Today's Soundtrack: A missing kid, 'Wild Things,' and Arcade Fire
Today's Soundtrack is an occasional feature trying to wrap the events or mood of a day into a song or two. Today's artist: Arcade Fire.
By Ben Collins, Globe Correspondent
"He was in a box. In the attic. The whole time."
Oh, you know at this point. He was, then he wasn't, then he never was. Every news network in the world dropped regular programming to follow an empty helium balloon for two hours. His name wound up being Falcon. The whole thing was pretty upsetting in the end.
Because you couldn't relate to any of it.
All right, maybe one part. We all want to know: What was going on in that attic? How far could this kid's imagination could have possibly gone?
Maybe that's one reason why a couple hundred people went to the midnight screening of ''Where the Wild Things Are'' at the Loews Theatre on the Boston Common last night, rubbing shoulders with one another at a sold out show, every other person crying, all equally unprepared for how sad this thing was going to be.
We probably should have been ready for this kind of sobfest. All of the promotional material hovering around the movie shows how painstaking it was to make sure every word provoked that sort of acute emotional response that makes you want to be nine-years-old all over again.

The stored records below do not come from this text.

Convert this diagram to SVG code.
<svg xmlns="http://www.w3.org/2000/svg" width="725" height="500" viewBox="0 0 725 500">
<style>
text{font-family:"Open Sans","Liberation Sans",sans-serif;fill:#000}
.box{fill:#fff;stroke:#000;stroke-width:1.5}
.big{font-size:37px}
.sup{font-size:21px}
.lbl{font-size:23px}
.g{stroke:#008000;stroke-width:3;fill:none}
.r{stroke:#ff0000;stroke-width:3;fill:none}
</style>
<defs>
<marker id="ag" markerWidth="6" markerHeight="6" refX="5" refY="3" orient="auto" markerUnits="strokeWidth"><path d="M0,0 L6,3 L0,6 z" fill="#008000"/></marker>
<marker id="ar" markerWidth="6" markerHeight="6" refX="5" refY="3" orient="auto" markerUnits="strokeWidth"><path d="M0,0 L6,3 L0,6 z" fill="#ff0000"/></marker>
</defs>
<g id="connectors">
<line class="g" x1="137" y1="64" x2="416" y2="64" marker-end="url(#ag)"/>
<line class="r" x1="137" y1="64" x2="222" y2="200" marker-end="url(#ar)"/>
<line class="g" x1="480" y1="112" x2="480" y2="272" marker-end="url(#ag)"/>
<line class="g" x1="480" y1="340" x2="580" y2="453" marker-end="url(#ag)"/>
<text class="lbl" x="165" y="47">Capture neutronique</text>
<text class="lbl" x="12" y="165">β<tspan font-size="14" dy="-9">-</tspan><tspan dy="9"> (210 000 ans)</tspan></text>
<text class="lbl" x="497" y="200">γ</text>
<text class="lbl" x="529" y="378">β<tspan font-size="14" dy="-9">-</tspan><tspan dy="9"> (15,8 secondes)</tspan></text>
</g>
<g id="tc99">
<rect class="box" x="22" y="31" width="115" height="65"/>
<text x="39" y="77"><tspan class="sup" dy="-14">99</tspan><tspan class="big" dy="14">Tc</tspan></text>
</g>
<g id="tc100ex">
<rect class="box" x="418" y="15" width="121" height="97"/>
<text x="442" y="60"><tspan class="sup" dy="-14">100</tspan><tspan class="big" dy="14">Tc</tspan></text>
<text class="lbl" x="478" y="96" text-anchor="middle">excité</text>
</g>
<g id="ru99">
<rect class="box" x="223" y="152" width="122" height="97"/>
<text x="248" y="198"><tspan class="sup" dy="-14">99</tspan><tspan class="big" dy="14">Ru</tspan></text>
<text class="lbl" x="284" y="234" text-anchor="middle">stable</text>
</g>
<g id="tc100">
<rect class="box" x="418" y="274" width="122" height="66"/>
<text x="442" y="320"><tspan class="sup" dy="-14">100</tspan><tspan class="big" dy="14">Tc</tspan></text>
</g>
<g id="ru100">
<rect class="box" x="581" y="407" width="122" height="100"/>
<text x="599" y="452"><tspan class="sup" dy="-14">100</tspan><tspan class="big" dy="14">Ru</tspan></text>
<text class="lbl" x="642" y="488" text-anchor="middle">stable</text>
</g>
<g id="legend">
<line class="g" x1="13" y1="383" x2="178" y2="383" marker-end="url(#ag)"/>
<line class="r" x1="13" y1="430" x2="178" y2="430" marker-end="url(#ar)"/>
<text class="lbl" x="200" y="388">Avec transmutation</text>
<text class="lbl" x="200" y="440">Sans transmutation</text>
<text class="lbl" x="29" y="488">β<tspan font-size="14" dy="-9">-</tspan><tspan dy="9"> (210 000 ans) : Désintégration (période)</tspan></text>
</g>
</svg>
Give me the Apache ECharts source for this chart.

Here's the children's book's original author, Maurice Sendak, with director Spike Jonze and Newsweek, for example:
This A.V. Club article says it took weeks for the movie's writers Jonze and Dave Eggers weeks just to storyboard and name some of the characters.
Jonze even enlisted the Gods of Epic Trailer Music, Arcade Fire, to provide the soundtrack to the preview.
And even that was making people cry.
Check it out for yourself. (And here's the same band in the chill-worthy Benjamin Button trailer here, which is probably better than the movie itself.)
In the end, I watched about four total hours of missing children finding their way home yesterday. The two hours with a furry, 10-foot-tall James Gandolfini in it was, somehow, the least surreal part.